RECORDS SHOWN ->

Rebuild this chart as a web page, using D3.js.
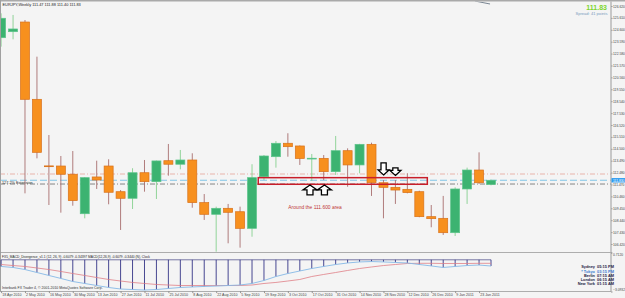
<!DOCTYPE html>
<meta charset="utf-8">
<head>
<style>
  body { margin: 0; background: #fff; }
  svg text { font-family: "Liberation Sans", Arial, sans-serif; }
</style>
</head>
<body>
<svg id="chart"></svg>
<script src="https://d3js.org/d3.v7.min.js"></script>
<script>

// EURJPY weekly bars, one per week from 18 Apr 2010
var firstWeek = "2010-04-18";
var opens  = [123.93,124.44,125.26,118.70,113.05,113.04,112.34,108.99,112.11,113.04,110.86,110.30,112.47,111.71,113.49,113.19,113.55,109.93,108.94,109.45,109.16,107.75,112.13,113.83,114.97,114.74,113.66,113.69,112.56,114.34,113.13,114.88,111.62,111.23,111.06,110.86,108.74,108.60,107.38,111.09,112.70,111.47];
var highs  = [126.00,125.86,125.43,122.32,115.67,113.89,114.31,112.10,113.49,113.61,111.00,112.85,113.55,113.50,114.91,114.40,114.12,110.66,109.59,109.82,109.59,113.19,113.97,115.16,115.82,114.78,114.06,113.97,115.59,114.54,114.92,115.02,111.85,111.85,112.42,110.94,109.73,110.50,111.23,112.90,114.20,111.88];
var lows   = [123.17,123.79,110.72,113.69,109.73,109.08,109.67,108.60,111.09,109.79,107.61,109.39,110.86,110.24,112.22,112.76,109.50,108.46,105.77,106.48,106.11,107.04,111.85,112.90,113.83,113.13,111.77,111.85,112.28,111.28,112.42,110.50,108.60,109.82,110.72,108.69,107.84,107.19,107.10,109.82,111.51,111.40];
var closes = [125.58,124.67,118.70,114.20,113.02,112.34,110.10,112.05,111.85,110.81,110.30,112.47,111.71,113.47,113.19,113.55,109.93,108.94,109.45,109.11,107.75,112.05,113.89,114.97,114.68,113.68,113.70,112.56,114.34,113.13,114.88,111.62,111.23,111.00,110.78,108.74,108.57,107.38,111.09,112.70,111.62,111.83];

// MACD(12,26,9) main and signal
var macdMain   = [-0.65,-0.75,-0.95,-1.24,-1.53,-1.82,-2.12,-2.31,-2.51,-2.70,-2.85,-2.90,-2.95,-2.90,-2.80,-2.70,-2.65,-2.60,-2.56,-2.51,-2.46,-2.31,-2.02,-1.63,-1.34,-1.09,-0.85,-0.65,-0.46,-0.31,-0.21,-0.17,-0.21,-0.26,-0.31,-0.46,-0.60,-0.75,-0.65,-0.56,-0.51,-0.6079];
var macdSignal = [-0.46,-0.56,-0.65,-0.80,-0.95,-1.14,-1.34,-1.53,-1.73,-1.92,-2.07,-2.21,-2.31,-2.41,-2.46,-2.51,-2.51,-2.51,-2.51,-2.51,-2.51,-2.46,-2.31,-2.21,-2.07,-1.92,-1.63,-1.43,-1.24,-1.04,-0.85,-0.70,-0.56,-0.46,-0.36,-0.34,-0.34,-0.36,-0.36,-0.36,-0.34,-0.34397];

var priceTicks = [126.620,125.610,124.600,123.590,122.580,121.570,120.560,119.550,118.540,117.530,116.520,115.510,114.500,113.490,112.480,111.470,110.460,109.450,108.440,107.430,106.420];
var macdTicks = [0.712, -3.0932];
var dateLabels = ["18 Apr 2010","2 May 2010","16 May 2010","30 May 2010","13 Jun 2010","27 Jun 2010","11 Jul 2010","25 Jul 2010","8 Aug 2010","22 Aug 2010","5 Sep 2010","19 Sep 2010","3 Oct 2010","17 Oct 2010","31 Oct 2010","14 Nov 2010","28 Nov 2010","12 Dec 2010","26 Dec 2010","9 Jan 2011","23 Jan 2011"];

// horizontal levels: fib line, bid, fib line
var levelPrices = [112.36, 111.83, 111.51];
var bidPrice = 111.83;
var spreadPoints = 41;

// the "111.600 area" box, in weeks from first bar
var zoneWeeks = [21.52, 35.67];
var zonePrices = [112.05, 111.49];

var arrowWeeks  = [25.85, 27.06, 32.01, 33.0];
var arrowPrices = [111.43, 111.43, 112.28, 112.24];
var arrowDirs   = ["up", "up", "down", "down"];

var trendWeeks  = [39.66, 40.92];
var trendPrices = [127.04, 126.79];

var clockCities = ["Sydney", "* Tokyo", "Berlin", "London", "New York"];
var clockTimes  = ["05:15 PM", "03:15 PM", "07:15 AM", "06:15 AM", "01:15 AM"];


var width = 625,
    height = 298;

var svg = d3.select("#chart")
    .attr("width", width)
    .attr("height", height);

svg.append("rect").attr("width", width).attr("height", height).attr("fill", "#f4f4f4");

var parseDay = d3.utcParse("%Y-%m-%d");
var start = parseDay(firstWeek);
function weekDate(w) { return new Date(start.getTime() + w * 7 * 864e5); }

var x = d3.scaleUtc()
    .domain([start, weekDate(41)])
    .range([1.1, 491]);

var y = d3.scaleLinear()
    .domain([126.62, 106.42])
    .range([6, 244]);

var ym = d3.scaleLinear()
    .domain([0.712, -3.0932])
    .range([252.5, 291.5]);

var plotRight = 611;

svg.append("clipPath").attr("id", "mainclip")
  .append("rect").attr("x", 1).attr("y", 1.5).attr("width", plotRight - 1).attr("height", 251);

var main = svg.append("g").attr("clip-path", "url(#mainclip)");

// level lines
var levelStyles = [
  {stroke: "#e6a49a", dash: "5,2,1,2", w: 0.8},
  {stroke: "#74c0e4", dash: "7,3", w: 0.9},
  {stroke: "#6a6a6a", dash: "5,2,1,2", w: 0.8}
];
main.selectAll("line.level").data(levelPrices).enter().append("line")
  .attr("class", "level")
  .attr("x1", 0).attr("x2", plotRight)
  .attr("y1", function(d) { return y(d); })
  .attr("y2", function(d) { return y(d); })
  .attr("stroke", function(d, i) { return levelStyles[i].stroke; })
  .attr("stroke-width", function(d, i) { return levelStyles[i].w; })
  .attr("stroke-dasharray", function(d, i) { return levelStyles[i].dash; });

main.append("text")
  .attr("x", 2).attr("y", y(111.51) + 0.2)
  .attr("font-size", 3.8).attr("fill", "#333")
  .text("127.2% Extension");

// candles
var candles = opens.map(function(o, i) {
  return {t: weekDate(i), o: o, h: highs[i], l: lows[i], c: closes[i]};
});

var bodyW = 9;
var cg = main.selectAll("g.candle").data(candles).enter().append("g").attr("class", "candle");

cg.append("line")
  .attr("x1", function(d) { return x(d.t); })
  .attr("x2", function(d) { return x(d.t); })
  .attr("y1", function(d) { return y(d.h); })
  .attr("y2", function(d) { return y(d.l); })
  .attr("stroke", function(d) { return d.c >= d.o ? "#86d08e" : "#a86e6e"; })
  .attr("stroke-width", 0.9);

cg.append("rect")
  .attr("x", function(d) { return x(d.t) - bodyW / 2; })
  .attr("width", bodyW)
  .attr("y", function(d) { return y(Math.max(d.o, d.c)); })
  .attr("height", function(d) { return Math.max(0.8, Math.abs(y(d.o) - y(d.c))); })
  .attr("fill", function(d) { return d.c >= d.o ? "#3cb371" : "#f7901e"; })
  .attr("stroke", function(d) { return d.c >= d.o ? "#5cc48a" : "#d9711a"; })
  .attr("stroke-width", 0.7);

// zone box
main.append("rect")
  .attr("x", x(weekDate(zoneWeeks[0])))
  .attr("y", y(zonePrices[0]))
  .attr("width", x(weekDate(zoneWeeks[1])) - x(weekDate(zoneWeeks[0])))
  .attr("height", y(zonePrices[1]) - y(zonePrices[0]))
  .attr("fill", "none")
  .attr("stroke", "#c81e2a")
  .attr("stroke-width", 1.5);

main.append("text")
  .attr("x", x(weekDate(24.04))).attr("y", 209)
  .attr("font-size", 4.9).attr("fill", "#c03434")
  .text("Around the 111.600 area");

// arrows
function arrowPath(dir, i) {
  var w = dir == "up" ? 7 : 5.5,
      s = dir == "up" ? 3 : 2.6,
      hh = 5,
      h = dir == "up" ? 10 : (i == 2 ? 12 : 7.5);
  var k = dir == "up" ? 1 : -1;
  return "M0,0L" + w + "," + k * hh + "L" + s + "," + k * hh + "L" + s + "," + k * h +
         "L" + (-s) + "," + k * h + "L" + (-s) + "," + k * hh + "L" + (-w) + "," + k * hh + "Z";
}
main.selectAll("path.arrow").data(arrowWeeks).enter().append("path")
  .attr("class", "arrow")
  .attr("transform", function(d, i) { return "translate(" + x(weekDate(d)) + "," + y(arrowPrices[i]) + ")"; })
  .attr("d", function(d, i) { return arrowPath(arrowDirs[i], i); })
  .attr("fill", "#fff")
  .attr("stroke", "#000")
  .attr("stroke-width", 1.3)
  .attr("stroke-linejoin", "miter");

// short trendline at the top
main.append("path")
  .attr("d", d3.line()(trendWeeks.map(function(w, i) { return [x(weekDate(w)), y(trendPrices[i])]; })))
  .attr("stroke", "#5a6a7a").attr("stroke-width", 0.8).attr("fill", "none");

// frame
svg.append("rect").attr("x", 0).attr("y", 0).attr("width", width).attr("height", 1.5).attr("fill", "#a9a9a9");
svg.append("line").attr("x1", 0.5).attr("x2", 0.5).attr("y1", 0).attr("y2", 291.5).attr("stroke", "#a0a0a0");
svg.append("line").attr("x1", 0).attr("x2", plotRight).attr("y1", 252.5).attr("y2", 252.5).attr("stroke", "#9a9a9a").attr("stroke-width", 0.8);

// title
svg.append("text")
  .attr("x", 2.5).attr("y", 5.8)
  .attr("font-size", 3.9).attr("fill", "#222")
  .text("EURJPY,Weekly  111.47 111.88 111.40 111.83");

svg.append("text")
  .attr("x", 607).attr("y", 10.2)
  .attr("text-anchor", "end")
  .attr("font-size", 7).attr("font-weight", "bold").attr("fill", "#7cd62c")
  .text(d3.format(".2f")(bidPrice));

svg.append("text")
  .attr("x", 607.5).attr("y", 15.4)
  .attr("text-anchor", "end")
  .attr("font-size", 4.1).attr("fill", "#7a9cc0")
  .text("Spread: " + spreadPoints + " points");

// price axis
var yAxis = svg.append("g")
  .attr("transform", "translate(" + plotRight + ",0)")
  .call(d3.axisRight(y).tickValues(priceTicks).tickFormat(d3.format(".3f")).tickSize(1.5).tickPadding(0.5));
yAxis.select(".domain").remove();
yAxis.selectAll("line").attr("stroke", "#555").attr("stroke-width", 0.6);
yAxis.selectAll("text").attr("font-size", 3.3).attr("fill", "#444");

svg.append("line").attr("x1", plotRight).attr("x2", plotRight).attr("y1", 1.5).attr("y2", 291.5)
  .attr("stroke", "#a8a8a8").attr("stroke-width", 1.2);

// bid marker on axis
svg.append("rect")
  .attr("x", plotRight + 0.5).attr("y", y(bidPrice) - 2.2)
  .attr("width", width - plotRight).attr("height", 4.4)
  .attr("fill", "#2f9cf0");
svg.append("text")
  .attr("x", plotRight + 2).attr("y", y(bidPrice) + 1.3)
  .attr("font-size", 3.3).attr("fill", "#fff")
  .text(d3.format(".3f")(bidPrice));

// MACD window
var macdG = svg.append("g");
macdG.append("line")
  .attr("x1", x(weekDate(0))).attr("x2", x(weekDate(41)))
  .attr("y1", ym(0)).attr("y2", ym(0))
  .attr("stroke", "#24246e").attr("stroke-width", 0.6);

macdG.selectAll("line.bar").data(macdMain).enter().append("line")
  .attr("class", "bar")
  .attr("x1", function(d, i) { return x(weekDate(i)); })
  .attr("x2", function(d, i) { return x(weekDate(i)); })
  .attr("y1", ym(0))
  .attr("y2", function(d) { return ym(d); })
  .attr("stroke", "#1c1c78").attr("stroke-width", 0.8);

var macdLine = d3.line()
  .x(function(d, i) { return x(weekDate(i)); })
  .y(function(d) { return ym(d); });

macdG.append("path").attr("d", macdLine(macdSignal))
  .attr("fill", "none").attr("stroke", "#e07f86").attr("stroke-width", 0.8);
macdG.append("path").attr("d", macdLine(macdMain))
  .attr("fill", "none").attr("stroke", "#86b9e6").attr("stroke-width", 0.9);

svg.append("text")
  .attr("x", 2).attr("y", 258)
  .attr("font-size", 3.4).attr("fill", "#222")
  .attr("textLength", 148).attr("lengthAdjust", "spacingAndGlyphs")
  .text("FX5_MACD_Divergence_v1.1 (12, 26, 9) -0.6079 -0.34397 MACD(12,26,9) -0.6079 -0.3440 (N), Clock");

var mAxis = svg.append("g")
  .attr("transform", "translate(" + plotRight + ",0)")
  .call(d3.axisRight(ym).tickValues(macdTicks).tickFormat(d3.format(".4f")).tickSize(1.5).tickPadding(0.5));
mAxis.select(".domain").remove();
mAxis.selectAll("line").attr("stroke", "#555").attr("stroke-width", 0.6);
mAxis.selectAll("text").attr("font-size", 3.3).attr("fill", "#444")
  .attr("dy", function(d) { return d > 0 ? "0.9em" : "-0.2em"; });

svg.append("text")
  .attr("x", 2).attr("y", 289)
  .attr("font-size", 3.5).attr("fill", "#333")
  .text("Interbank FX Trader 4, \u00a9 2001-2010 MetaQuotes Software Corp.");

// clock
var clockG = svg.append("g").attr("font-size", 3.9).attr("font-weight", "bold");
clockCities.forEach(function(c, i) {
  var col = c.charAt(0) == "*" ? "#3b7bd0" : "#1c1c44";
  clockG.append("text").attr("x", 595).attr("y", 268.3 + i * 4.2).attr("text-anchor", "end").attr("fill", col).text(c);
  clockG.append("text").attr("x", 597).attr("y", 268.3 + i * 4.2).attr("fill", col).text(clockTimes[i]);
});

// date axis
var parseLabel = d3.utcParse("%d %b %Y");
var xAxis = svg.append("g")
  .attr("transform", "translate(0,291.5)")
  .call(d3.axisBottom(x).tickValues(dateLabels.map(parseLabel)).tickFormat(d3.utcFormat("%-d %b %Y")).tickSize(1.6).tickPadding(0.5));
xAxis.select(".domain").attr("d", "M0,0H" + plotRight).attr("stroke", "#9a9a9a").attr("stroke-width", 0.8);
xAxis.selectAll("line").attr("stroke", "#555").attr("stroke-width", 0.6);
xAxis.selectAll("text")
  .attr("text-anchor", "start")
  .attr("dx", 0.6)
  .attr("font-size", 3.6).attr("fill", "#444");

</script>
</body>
==
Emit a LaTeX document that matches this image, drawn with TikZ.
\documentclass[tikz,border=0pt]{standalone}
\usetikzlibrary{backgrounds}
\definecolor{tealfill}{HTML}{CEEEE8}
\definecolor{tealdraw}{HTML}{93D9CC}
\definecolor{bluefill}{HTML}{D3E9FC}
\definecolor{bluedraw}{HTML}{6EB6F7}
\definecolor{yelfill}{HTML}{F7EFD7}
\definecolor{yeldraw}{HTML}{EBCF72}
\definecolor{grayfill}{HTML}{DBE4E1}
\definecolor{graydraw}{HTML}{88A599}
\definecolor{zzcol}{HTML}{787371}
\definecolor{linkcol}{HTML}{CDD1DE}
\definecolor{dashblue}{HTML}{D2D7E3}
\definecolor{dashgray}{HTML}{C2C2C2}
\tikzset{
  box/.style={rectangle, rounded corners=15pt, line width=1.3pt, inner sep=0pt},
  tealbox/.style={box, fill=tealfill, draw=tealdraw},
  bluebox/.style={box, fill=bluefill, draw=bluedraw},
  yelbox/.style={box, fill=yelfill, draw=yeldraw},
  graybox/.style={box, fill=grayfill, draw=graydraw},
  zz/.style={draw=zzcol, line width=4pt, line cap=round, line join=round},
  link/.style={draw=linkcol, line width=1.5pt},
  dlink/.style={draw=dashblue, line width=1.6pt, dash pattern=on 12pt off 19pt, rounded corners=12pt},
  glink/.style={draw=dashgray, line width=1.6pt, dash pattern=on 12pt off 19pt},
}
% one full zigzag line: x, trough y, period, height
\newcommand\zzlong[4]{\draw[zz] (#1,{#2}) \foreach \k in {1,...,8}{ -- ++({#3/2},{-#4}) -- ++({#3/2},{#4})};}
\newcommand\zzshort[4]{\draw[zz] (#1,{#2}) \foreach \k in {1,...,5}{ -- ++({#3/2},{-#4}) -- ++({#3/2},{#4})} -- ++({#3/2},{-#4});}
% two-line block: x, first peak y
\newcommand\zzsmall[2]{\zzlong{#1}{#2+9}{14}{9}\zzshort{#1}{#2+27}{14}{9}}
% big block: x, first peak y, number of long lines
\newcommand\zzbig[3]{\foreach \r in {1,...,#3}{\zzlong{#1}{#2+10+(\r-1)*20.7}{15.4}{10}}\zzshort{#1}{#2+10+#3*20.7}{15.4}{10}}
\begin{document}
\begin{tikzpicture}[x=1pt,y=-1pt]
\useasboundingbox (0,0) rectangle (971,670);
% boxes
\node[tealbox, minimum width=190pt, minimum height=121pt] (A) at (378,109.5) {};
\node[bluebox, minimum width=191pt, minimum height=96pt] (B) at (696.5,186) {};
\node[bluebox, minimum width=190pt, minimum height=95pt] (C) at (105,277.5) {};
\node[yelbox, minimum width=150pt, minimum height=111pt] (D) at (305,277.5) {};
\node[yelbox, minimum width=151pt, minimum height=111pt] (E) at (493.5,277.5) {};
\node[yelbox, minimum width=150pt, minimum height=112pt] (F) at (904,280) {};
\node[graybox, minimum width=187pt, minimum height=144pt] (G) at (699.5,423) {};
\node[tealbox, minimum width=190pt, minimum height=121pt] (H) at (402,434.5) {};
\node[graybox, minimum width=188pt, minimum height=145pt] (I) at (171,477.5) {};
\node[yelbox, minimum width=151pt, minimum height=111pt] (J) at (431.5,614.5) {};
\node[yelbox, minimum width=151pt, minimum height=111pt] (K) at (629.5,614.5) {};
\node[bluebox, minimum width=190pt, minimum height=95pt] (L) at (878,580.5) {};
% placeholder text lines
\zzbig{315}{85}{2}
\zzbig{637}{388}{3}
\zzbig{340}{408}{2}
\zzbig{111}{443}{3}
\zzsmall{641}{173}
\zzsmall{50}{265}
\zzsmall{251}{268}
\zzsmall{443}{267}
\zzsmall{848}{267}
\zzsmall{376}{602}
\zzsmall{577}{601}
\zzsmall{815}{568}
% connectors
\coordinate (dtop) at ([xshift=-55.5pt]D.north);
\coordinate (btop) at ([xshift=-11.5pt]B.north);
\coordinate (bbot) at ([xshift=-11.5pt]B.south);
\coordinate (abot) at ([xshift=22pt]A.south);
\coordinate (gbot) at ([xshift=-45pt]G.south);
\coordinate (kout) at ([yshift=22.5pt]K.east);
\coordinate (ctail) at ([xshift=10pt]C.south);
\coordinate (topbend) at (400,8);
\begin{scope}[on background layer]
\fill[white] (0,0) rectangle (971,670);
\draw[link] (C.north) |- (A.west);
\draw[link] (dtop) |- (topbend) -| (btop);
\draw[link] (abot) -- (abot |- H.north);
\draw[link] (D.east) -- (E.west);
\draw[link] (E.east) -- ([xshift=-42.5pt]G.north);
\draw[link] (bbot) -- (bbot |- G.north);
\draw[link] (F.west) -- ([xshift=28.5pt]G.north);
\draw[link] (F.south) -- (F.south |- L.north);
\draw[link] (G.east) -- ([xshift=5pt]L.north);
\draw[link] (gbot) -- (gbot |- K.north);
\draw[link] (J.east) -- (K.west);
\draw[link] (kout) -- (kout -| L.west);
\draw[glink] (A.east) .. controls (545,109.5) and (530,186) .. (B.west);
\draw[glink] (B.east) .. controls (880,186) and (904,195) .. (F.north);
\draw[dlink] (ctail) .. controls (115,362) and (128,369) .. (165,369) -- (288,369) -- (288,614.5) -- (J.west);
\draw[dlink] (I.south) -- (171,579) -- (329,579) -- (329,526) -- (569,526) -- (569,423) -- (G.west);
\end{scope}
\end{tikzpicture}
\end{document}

AIM OF THE TASK -> Say how many lines of the data include the string "chart". Nothing other than the number should be given.

WRITTEN SOLUTION -> 3